| Given instruction |
In the listing that follows, retype every line from the first through the one containing "fig.add_artist(Line2D([11.5 / W, 11.5". Pictures are to be left out.
------ Collected data ------
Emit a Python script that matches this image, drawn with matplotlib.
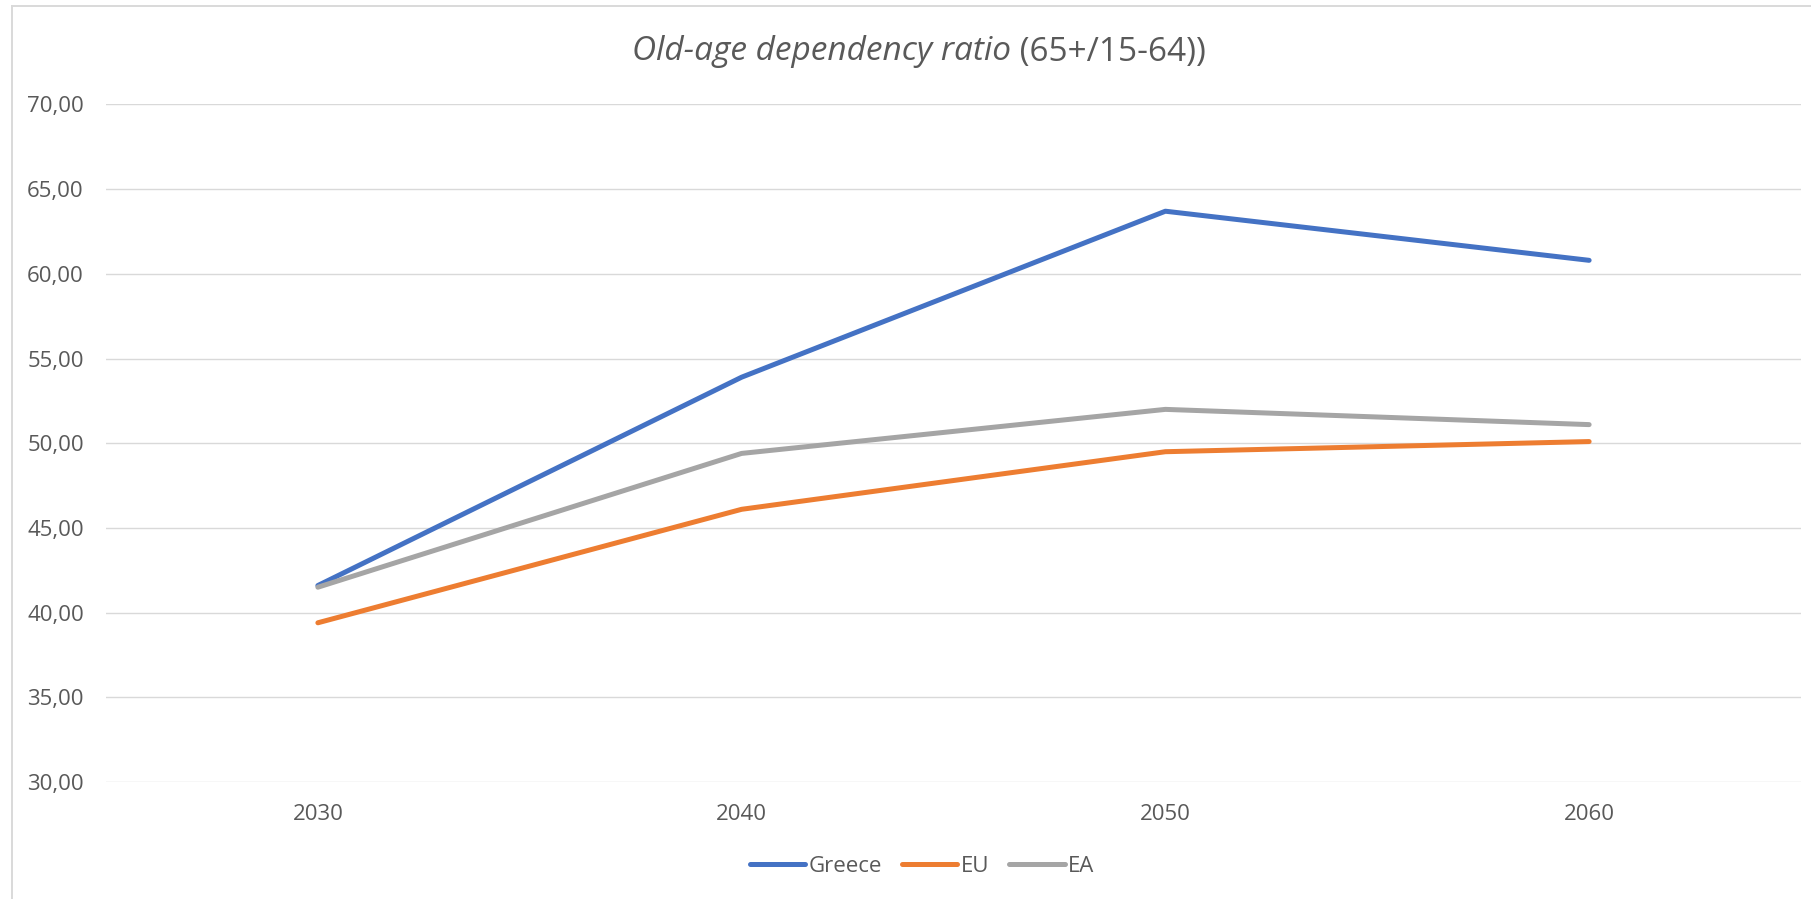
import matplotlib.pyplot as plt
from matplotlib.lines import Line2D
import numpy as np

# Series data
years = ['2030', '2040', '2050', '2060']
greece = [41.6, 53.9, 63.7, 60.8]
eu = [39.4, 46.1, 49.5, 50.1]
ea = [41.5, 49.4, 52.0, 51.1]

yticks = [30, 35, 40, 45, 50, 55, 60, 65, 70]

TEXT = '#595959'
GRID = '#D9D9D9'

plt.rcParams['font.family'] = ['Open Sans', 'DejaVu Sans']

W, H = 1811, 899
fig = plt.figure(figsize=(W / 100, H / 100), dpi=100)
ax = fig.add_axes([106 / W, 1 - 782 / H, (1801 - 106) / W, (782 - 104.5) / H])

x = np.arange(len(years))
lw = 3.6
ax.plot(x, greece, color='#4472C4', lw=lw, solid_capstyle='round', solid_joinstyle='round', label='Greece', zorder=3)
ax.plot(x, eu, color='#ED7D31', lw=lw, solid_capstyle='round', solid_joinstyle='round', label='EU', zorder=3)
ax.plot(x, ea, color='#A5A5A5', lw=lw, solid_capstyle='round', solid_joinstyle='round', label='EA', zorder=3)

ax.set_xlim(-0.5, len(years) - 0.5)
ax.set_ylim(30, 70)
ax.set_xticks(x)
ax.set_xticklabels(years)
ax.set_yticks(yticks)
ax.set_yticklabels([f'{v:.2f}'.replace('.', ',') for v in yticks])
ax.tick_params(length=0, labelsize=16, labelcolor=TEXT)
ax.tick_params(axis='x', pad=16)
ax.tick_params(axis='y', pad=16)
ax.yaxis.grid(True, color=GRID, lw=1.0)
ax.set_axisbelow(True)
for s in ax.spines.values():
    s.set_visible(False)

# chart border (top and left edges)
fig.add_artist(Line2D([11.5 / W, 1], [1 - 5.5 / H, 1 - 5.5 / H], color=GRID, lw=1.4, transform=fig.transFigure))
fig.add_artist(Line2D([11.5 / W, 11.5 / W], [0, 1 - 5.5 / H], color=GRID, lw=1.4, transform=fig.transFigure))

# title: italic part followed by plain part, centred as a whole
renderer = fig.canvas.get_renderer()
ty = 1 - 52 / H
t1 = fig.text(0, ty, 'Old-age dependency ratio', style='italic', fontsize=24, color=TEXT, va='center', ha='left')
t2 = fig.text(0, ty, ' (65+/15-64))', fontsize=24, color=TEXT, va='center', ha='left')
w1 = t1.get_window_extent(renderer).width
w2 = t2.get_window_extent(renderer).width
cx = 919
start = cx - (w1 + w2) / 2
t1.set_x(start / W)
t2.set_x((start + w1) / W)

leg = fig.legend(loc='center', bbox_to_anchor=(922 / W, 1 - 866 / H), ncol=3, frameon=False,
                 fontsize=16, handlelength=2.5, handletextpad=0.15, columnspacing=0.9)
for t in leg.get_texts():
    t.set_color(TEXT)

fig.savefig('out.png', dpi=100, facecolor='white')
------
| Solved problem |
Emit a Python script that matches this image, drawn with matplotlib.
import matplotlib.pyplot as plt
from matplotlib.lines import Line2D
import numpy as np

# Series data
years = ['2030', '2040', '2050', '2060']
greece = [41.6, 53.9, 63.7, 60.8]
eu = [39.4, 46.1, 49.5, 50.1]
ea = [41.5, 49.4, 52.0, 51.1]

yticks = [30, 35, 40, 45, 50, 55, 60, 65, 70]

TEXT = '#595959'
GRID = '#D9D9D9'

plt.rcParams['font.family'] = ['Open Sans', 'DejaVu Sans']

W, H = 1811, 899
fig = plt.figure(figsize=(W / 100, H / 100), dpi=100)
ax = fig.add_axes([106 / W, 1 - 782 / H, (1801 - 106) / W, (782 - 104.5) / H])

x = np.arange(len(years))
lw = 3.6
ax.plot(x, greece, color='#4472C4', lw=lw, solid_capstyle='round', solid_joinstyle='round', label='Greece', zorder=3)
ax.plot(x, eu, color='#ED7D31', lw=lw, solid_capstyle='round', solid_joinstyle='round', label='EU', zorder=3)
ax.plot(x, ea, color='#A5A5A5', lw=lw, solid_capstyle='round', solid_joinstyle='round', label='EA', zorder=3)

ax.set_xlim(-0.5, len(years) - 0.5)
ax.set_ylim(30, 70)
ax.set_xticks(x)
ax.set_xticklabels(years)
ax.set_yticks(yticks)
ax.set_yticklabels([f'{v:.2f}'.replace('.', ',') for v in yticks])
ax.tick_params(length=0, labelsize=16, labelcolor=TEXT)
ax.tick_params(axis='x', pad=16)
ax.tick_params(axis='y', pad=16)
ax.yaxis.grid(True, color=GRID, lw=1.0)
ax.set_axisbelow(True)
for s in ax.spines.values():
    s.set_visible(False)

# chart border (top and left edges)
fig.add_artist(Line2D([11.5 / W, 1], [1 - 5.5 / H, 1 - 5.5 / H], color=GRID, lw=1.4, transform=fig.transFigure))
fig.add_artist(Line2D([11.5 / W, 11.5 / W], [0, 1 - 5.5 / H], color=GRID, lw=1.4, transform=fig.transFigure))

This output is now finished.